Ecotechnologies have the potential to reduce the use of finite resources while providing a variety of co-benefits to society, though they often lack in market competitiveness. The authors selected three case study catchments with a focus on domestic wastewater in Sweden and Poland, and on manure, grass and blackwater substrates in Finland and applied a cost–benefit analysis (CBA) on system alternatives derived from a participatory process.
After drawing on an initial systematic mapping of relevant ecotechnologies, the scope of the CBA is determined by stakeholder suggestions, namely in terms of the considered assessment criteria, the physical impacts and the utilized data. Thus, this CBA is rooted in a localized consideration of ecotechnologies rather than a centralized governmental approach to systems boundaries. The key advantage of applying such a bottom-up approach is that it has gone through a robust participatory selection process by local stakeholders, which provides more legitimacy to the decisions reached compared with traditional feasibility studies.

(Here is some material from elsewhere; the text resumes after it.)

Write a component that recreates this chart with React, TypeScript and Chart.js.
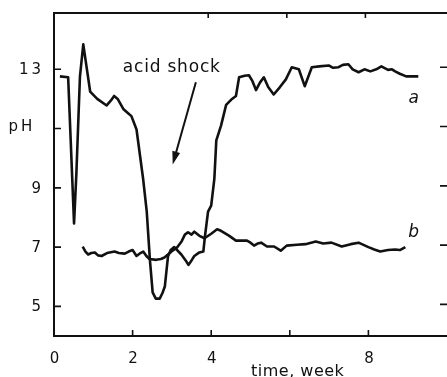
import React, { useEffect, useRef } from "react";
import { Chart, registerables } from "chart.js";

Chart.register(...registerables);

// Curve a: time (week) and pH
const aTime = [0.15, 0.36, 0.51, 0.57, 0.66, 0.745, 0.92, 1.1, 1.34, 1.45, 1.53, 1.62, 1.77, 1.9, 1.97, 2.1, 2.27, 2.36, 2.44, 2.51, 2.59, 2.69, 2.76, 2.82, 2.9, 2.97, 3.06, 3.24, 3.35, 3.42, 3.5, 3.57, 3.7, 3.8, 3.84, 3.92, 4.0, 4.08, 4.13, 4.25, 4.38, 4.53, 4.63, 4.71, 4.85, 4.96, 5.05, 5.14, 5.24, 5.34, 5.45, 5.59, 5.75, 5.9, 6.05, 6.23, 6.38, 6.56, 6.75, 6.99, 7.1, 7.24, 7.35, 7.49, 7.6, 7.75, 7.9, 8.05, 8.2, 8.33, 8.5, 8.6, 8.68, 8.8, 8.96, 9.27];
const aPH = [12.76, 12.73, 7.8, 9.5, 12.75, 13.84, 12.25, 12.0, 11.78, 11.95, 12.1, 12.0, 11.65, 11.5, 11.42, 10.97, 9.28, 8.2, 6.58, 5.47, 5.26, 5.26, 5.45, 5.67, 6.68, 6.9, 7.0, 6.75, 6.55, 6.4, 6.55, 6.7, 6.82, 6.85, 7.35, 8.2, 8.4, 9.3, 10.6, 11.1, 11.8, 12.0, 12.1, 12.73, 12.78, 12.8, 12.6, 12.3, 12.55, 12.73, 12.4, 12.15, 12.4, 12.66, 13.07, 13.0, 12.43, 13.07, 13.1, 13.13, 13.05, 13.07, 13.15, 13.17, 13.0, 12.9, 13.0, 12.93, 13.0, 13.1, 12.98, 13.0, 12.93, 12.85, 12.76, 12.76];

// Curve b: time (week) and pH
const bTime = [0.73, 0.8, 0.87, 0.95, 1.04, 1.12, 1.21, 1.35, 1.54, 1.65, 1.8, 1.9, 2.0, 2.1, 2.2, 2.27, 2.35, 2.43, 2.6, 2.72, 2.81, 2.99, 3.14, 3.25, 3.33, 3.41, 3.5, 3.57, 3.7, 3.83, 4.0, 4.15, 4.25, 4.46, 4.63, 4.91, 5.0, 5.09, 5.18, 5.27, 5.42, 5.6, 5.77, 5.92, 6.18, 6.4, 6.66, 6.85, 7.06, 7.32, 7.55, 7.75, 8.0, 8.15, 8.3, 8.5, 8.68, 8.8, 8.94];
const bPH = [7.02, 6.85, 6.75, 6.8, 6.82, 6.72, 6.7, 6.8, 6.85, 6.8, 6.78, 6.85, 6.9, 6.7, 6.8, 6.85, 6.7, 6.6, 6.57, 6.6, 6.65, 6.85, 7.0, 7.2, 7.42, 7.5, 7.42, 7.52, 7.38, 7.3, 7.45, 7.6, 7.55, 7.38, 7.22, 7.22, 7.15, 7.05, 7.12, 7.15, 7.02, 7.02, 6.88, 7.05, 7.08, 7.1, 7.19, 7.12, 7.15, 7.02, 7.1, 7.15, 7.0, 6.92, 6.85, 6.9, 6.92, 6.9, 7.0];

// Axis ticks and labels
const xTickValues = [0, 2, 4, 6, 8];
const xTickLabels = ["0", "2", "4", "", "8"];
const xTopTicks = [4, 6, 8];
const yTickValues = [5, 7, 9, 11, 13];
const yTickLabels = ["5", "7", "9", "pH", "13"];
const xTitle = "time, week";
const annotationText = "acid shock";
const seriesNames = ["a", "b"];

const toPoints = (xs: number[], ys: number[]) => xs.map((x, i) => ({ x, y: ys[i] }));

const decorPlugin = {
  id: "decor",
  afterDraw(chart: any) {
    const { ctx, chartArea } = chart;
    const xs = chart.scales.x;
    const ys = chart.scales.y;
    const W = chart.width;
    ctx.save();
    ctx.strokeStyle = "#111";
    ctx.fillStyle = "#111";
    ctx.lineWidth = 2;
    ctx.lineCap = "butt";
    const x0 = xs.getPixelForValue(0);
    // frame
    ctx.beginPath();
    ctx.moveTo(W, chartArea.top);
    ctx.lineTo(x0, chartArea.top);
    ctx.lineTo(x0, chartArea.bottom);
    ctx.lineTo(W, chartArea.bottom);
    ctx.stroke();
    // y ticks (left and right, inward)
    ctx.lineWidth = 1.6;
    yTickValues.forEach((v) => {
      const py = ys.getPixelForValue(v);
      ctx.beginPath();
      ctx.moveTo(x0, py);
      ctx.lineTo(x0 + 7, py);
      ctx.moveTo(chartArea.right - 7, py - 2);
      ctx.lineTo(chartArea.right, py - 2);
      ctx.stroke();
    });
    // x ticks bottom
    xTickValues.forEach((v) => {
      if (v === 0) return;
      const px = xs.getPixelForValue(v);
      ctx.beginPath();
      ctx.moveTo(px, chartArea.bottom);
      ctx.lineTo(px, chartArea.bottom - 6);
      ctx.stroke();
    });
    xTopTicks.forEach((v) => {
      const px = xs.getPixelForValue(v) - 3;
      ctx.beginPath();
      ctx.moveTo(px, chartArea.top);
      ctx.lineTo(px, chartArea.top + 5);
      ctx.stroke();
    });
    // tick labels
    ctx.font = "15px 'DejaVu Sans'";
    (ctx as any).letterSpacing = "3px";
    ctx.textBaseline = "middle";
    yTickValues.forEach((v, i) => {
      const py = ys.getPixelForValue(v);
      const lbl = yTickLabels[i];
      if (lbl === "pH") {
        ctx.textAlign = "center";
        ctx.fillText(lbl, 22, py - 1);
      } else {
        ctx.textAlign = "right";
        ctx.fillText(lbl, x0 - 10, py + 1);
      }
    });
    ctx.textAlign = "center";
    xTickValues.forEach((v, i) => {
      const lbl = xTickLabels[i];
      if (!lbl) return;
      ctx.fillText(lbl, xs.getPixelForValue(v) + 2, chartArea.bottom + 23);
    });
    // x title (in place of the 6 label)
    (ctx as any).letterSpacing = "0.5px";
    ctx.font = "16px 'DejaVu Sans'";
    ctx.fillText(xTitle, xs.getPixelForValue(6.2), chartArea.bottom + 36);
    // annotation
    ctx.font = "17px 'DejaVu Sans'";
    (ctx as any).letterSpacing = "0.8px";
    ctx.textAlign = "left";
    ctx.fillText(annotationText, xs.getPixelForValue(1.75), ys.getPixelForValue(13.05));
    // arrow
    const ax1 = xs.getPixelForValue(3.61);
    const ay1 = ys.getPixelForValue(12.56);
    const ax2 = xs.getPixelForValue(3.02);
    const ay2 = ys.getPixelForValue(9.79);
    const ang = Math.atan2(ay2 - ay1, ax2 - ax1);
    ctx.lineWidth = 2;
    ctx.beginPath();
    ctx.moveTo(ax1, ay1);
    ctx.lineTo(ax2 - 8 * Math.cos(ang), ay2 - 8 * Math.sin(ang));
    ctx.stroke();
    ctx.beginPath();
    ctx.moveTo(ax2, ay2);
    ctx.lineTo(ax2 - 13 * Math.cos(ang) + 4 * Math.sin(ang), ay2 - 13 * Math.sin(ang) - 4 * Math.cos(ang));
    ctx.lineTo(ax2 - 13 * Math.cos(ang) - 4 * Math.sin(ang), ay2 - 13 * Math.sin(ang) + 4 * Math.cos(ang));
    ctx.closePath();
    ctx.fill();
    // series labels
    (ctx as any).letterSpacing = "0px";
    ctx.font = "italic 17px 'DejaVu Sans'";
    ctx.textAlign = "center";
    ctx.fillText(seriesNames[0], xs.getPixelForValue(9.15), ys.getPixelForValue(12.0));
    ctx.fillText(seriesNames[1], xs.getPixelForValue(9.15), ys.getPixelForValue(7.48));
    ctx.restore();
  },
};

export default function App() {
  const ref = useRef<HTMLCanvasElement | null>(null);
  useEffect(() => {
    if (!ref.current) return;
    const chart = new Chart(ref.current, {
      type: "line",
      data: {
        datasets: [
          {
            label: seriesNames[0],
            data: toPoints(aTime, aPH),
            borderColor: "#111",
            borderWidth: 2.6,
            pointRadius: 0,
            tension: 0,
            borderJoinStyle: "round",
            fill: false,
          },
          {
            label: seriesNames[1],
            data: toPoints(bTime, bPH),
            borderColor: "#111",
            borderWidth: 2.6,
            pointRadius: 0,
            tension: 0,
            borderJoinStyle: "round",
            fill: false,
          },
        ],
      },
      options: {
        responsive: false,
        animation: false,
        devicePixelRatio: 1,
        layout: { padding: { left: 54, top: 13, right: 0, bottom: 41 } },
        plugins: { legend: { display: false }, tooltip: { enabled: false } },
        scales: {
          x: { type: "linear", min: 0, max: 10, display: false },
          y: { type: "linear", min: 4, max: 14.9, display: false },
        },
      },
      plugins: [decorPlugin],
    });
    return () => chart.destroy();
  }, []);
  return (
    <div style={{ position: "absolute", left: 0, top: 0, width: 447, height: 377, background: "#fff" }}>
      <canvas ref={ref} width={447} height={377} style={{ width: 447, height: 377, display: "block" }} />
    </div>
  );
}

Despite considering the revenues of the recovered products as well as the provision of the non-market goods CO2 mitigation and reduced eutrophication, findings from this study indicate that the benefits of the considered ecotechnologies are often outweighed by their costs. Only anaerobic digestion of agricultural wastes appears to be economically feasible under the current conditions, highlighting that further efforts and incentives may be required to mainstream ecotechnologies.